Set exercise:
Find the number of lines containing the string "this" in the data. Answer with the number by itself.

Given entries:
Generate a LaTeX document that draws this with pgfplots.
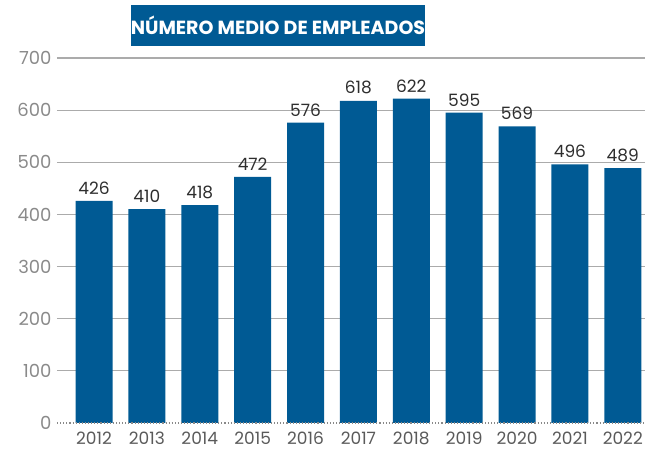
\documentclass[border=0pt]{standalone}
\usepackage{pgfplots}
\pgfplotsset{compat=1.18}
\usepackage{fontspec}
\setmainfont{Poppins}
\definecolor{barblue}{HTML}{005A94}
\definecolor{ticklab}{HTML}{8A8A8A}
\definecolor{yearlab}{HTML}{5A5A5A}
\definecolor{gridc}{HTML}{ABABAB}
\begin{document}
\begin{tikzpicture}[x=1pt,y=1pt]
\useasboundingbox (-57,-26) rectangle (588,423);
\begin{axis}[
  at={(0,0)}, anchor=south west,
  scale only axis,
  width=588pt, height=365pt,
  xmin=-0.7, xmax=10.42,
  ymin=0, ymax=700,
  ytick={100,200,...,700},
  extra y ticks={0},
  extra y tick style={grid=none, tick style={draw=none}},
  xtick={0,...,10},
  xticklabels={2012,2013,2014,2015,2016,2017,2018,2019,2020,2021,2022},
  axis line style={draw=none},
  tick style={draw=none},
  ymajorgrids,
  grid style={gridc, line width=1.1pt},
  yticklabel style={font=\fontsize{18}{18}\selectfont, text=ticklab, xshift=-2pt},
  xticklabel style={font=\fontsize{17}{17}\selectfont, text=yearlab, anchor=north, inner sep=0pt, text height=12.5pt, text depth=0pt},
  xticklabel shift=5pt,
  /pgf/number format/assume math mode=true,
  ybar, bar width=0.7,
  nodes near coords,
  every node near coord/.append style={font=\fontsize{17}{17}\selectfont, text=black!82, yshift=3pt},
  clip=false,
]
\addplot[fill=barblue, draw=none] coordinates {
  (0,426) (1,410) (2,418) (3,472) (4,576) (5,618) (6,622) (7,595) (8,569) (9,496) (10,489)
};
\draw[gridc!80!black, dotted, line width=1.1pt] (axis cs:-0.7,0) -- (axis cs:10.42,0);
\end{axis}
\node[fill=barblue, text=white, font=\fontsize{19}{19}\selectfont\bfseries, minimum width=290pt, minimum height=41pt, inner sep=0pt] at (221,397.5) {NÚMERO MEDIO DE EMPLEADOS};
\end{tikzpicture}
\end{document}
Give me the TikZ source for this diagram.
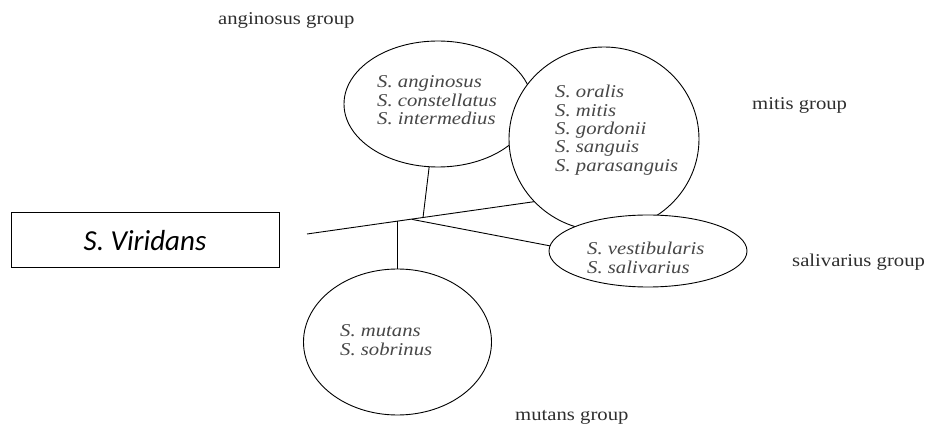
\documentclass[tikz,border=0pt]{standalone}
\usepackage{fontspec}
\newfontfamily\tms[FakeStretch=1.15]{Liberation Serif}
\newfontfamily\crl{Carlito}
\usetikzlibrary{shapes.geometric}
\begin{document}
\begin{tikzpicture}[x=1pt,y=-1pt,
  ell/.style={draw=black, line width=0.9pt, ellipse, inner sep=0pt, outer sep=0pt, fill=white},
  sp/.style={font={\tms\itshape\fontsize{18}{20}\selectfont}, text=black!72, inner sep=0pt, anchor=base west},
  grp/.style={font={\tms\fontsize{18}{20}\selectfont}, text=black!82, inner sep=0pt, anchor=base west},
  conn/.style={line width=0.9pt},
  vbox/.style={draw=black, line width=1pt, rectangle, minimum width=268pt, minimum height=55pt, inner sep=0pt,
    font={\crl\itshape\fontsize{29}{32}\selectfont}}]
\useasboundingbox (0,0) rectangle (930,430);

% ellipses
\node[ell, minimum width=188pt, minimum height=126pt] (ang) at (438,104) {};
\node[ell, minimum width=190pt, minimum height=184pt] (mit) at (604,139) {};
\node[ell, minimum width=198pt, minimum height=72pt] (sal) at (648,251) {};
\node[ell, minimum width=188pt, minimum height=146pt] (mut) at (397.5,342) {};

% species
\foreach \t [count=\i] in {anginosus, constellatus, intermedius}
  \node[sp] (ang\i) at (377,{88+18.3*(\i-1)}) {S. \t};
\foreach \t [count=\i] in {oralis, mitis, gordonii, sanguis, parasanguis}
  \node[sp] (mit\i) at (555,{98+18.3*(\i-1)}) {S. \t};
\foreach \t [count=\i] in {vestibularis, salivarius}
  \node[sp] (sal\i) at (587,{255+18.3*(\i-1)}) {S. \t};
\foreach \t [count=\i] in {mutans, sobrinus}
  \node[sp] (mut\i) at (340,{337+18.3*(\i-1)}) {S. \t};

% group labels
\node[grp] (gang) at (218,25) {anginosus group};
\node[grp] (gmit) at (752,110) {mitis group};
\node[grp] (gsal) at (792,267) {salivarius group};
\node[grp] (gmut) at (515,421) {mutans group};

% box
\node[vbox] (vir) at (145,240.5) {S. Viridans};

% connectors
\coordinate (s) at (307,234);
\coordinate (ja) at (423,217.7);
\coordinate (js) at (412,219.4);
\coordinate (jm) at (397.5,221);
\draw[conn] (s) -- (mit.222.4);
\draw[conn] (ang.262) -- (ja);
\draw[conn] (js) -- (sal.177);
\draw[conn] (jm) -- (mut.north);
\end{tikzpicture}
\end{document}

Expected output:
2